As the children grow older, their shared humor provides another facet to the relationship by providing safety between the siblings. Jokes emerge based on shared experiences, teasing is focused outside the relationship (with mom or dad as the target, for example), and common ground is strengthened. When the humor is considered “safe” (not used to inflict harm on the other), trust is established and emotional intimacy can be built between the siblings. We are more inclined to confide in someone whom we trust won’t use our story against us. Safe humor is one way of building that trust. This provides both siblings a safe confidant and ally in the home during a time when parents are posed as an adversary (which is developmentally appropriate and necessary, by the way).
Sibling relationships are so valuable, not just as our companions as children, but for companionship in our old age. Research has shown that, as aging adults, we gravitate back toward our siblings, and we nurture those sibling relationships more intentionally than other friendships. Work relationships fade after retirement, our neighbors move away, our community friendships dissolve or are not in our same age range. Our siblings, however, are ours forever. The humor we establish as children continues to serve us long into our old age.

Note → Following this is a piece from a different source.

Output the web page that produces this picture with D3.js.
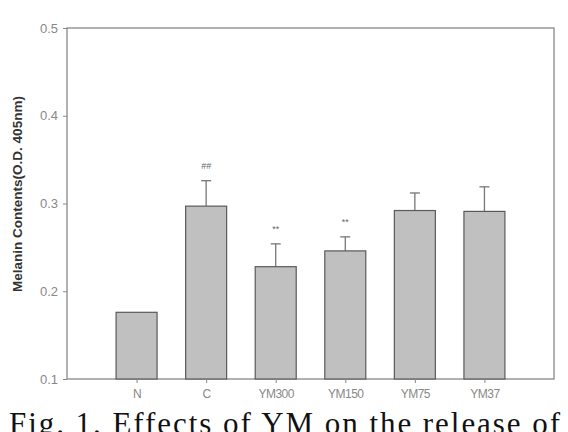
<!DOCTYPE html>
<html><head><meta charset="utf-8">
<script src="https://cdn.jsdelivr.net/npm/d3@7"></script>
<style>body{margin:0;background:#fff;}svg{display:block;}</style>
</head><body>
<script>
const categories = ["N","C","YM300","YM150","YM75","YM37"];
const values = [0.176, 0.297, 0.228, 0.246, 0.292, 0.291];
const errors = [0.001, 0.029, 0.026, 0.016, 0.020, 0.028];
const marks = ["", "##", "**", "**", "", ""];
const yTicks = [0.1, 0.2, 0.3, 0.4, 0.5];

const W = 568, H = 432;
const m = {left:67, top:28, right:554, bottom:379};
const svg = d3.select("body").append("svg").attr("width",W).attr("height",H);

const y = d3.scaleLinear().domain([0.1,0.5]).range([m.bottom,m.top]);
const x = d3.scaleLinear().domain([0,categories.length+1]).range([m.left,m.right]);
const bw = 41;
const axisCol = "#888";
const sans = "Liberation Sans, Arial, sans-serif";

// frame
svg.append("rect").attr("x",m.left).attr("y",m.top).attr("width",m.right-m.left).attr("height",m.bottom-m.top)
  .attr("fill","none").attr("stroke",axisCol).attr("stroke-width",1.3);

// bars
const g = svg.append("g");
categories.forEach((c,i)=>{
  const cx = x(i+1);
  if (errors[i] > 0.002) {
    g.append("line").attr("x1",cx).attr("x2",cx).attr("y1",y(values[i])).attr("y2",y(values[i]+errors[i]))
      .attr("stroke","#777").attr("stroke-width",1.3);
    g.append("line").attr("x1",cx-5).attr("x2",cx+5).attr("y1",y(values[i]+errors[i])).attr("y2",y(values[i]+errors[i]))
      .attr("stroke","#777").attr("stroke-width",1.3);
  }
  g.append("rect").attr("x",cx-bw/2).attr("y",y(values[i])).attr("width",bw).attr("height",y(0.1)-y(values[i]))
    .attr("fill","#c0c0c0").attr("stroke","#5a5a5a").attr("stroke-width",1.2);
  if (marks[i]) {
    g.append("text").attr("x",cx).attr("y",y(values[i]+errors[i])-12).attr("text-anchor","middle")
      .attr("font-family",sans).attr("font-size",9).attr("fill","#666").text(marks[i]);
  }
});

// y axis
const ya = svg.append("g").attr("transform",`translate(${m.left},0)`)
  .call(d3.axisLeft(y).tickValues(yTicks).tickFormat(d3.format(".1f")).tickSize(4).tickPadding(5));
ya.select(".domain").remove();
ya.selectAll("line").attr("stroke",axisCol);
ya.selectAll("text").attr("font-family",sans).attr("font-size",13).attr("fill","#888");

// x axis
const xa = svg.append("g").attr("transform",`translate(0,${m.bottom})`)
  .call(d3.axisBottom(x).tickValues(categories.map((c,i)=>i+1)).tickFormat((d)=>categories[d-1]).tickSize(4).tickPadding(6));
xa.select(".domain").remove();
xa.selectAll("line").attr("stroke",axisCol);
xa.selectAll("text").attr("font-family",sans).attr("font-size",12).attr("letter-spacing",-0.5).attr("fill","#888");

// y label
svg.append("text").attr("transform",`translate(22,194) rotate(-90)`)
  .attr("text-anchor","middle").attr("font-family",sans)
  .attr("font-size",13.5).attr("font-weight","bold").attr("fill","#333").text("Melanin Contents(O.D. 405nm)");

// caption
svg.append("text").attr("x",9).attr("y",434).attr("font-family","Liberation Serif, Times New Roman, serif")
  .attr("font-size",31).attr("fill","#111").attr("textLength",551).attr("lengthAdjust","spacing")
  .text("Fig. 1. Effects of YM on the release of");
</script>
</body></html>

Speaking as a mother, it is sometimes difficult to encourage humor between your children. Being the target of their humor can be uncomfortable. Raucous laughter can be loud and annoying. Whispers and giggles can be equally so. I have caught myself scolding the kids for laughing too loudly in the car, “Inside voices! Quiet!” As we approach bedtime, when I am tired and more than ready for them to wind down while they are having fun and laughing hard, I am tempted to put a stop to it and put them to bed. The real problem here is not their humor and playfulness, it is my selfish desire to put my needs before theirs. I need quiet. I need them to go to bed.
But, evaluating my priorities on a larger scale, I realize that I want to instill a lifetime of playfulness and humor in them, and the natural places for that to evolve seems to be in the car when they are trapped together in the back seat, or before bed when they are relaxed and recalling their day. Encouraging their laughter by staying out of it is the best gift I can give them and their life-long relationship.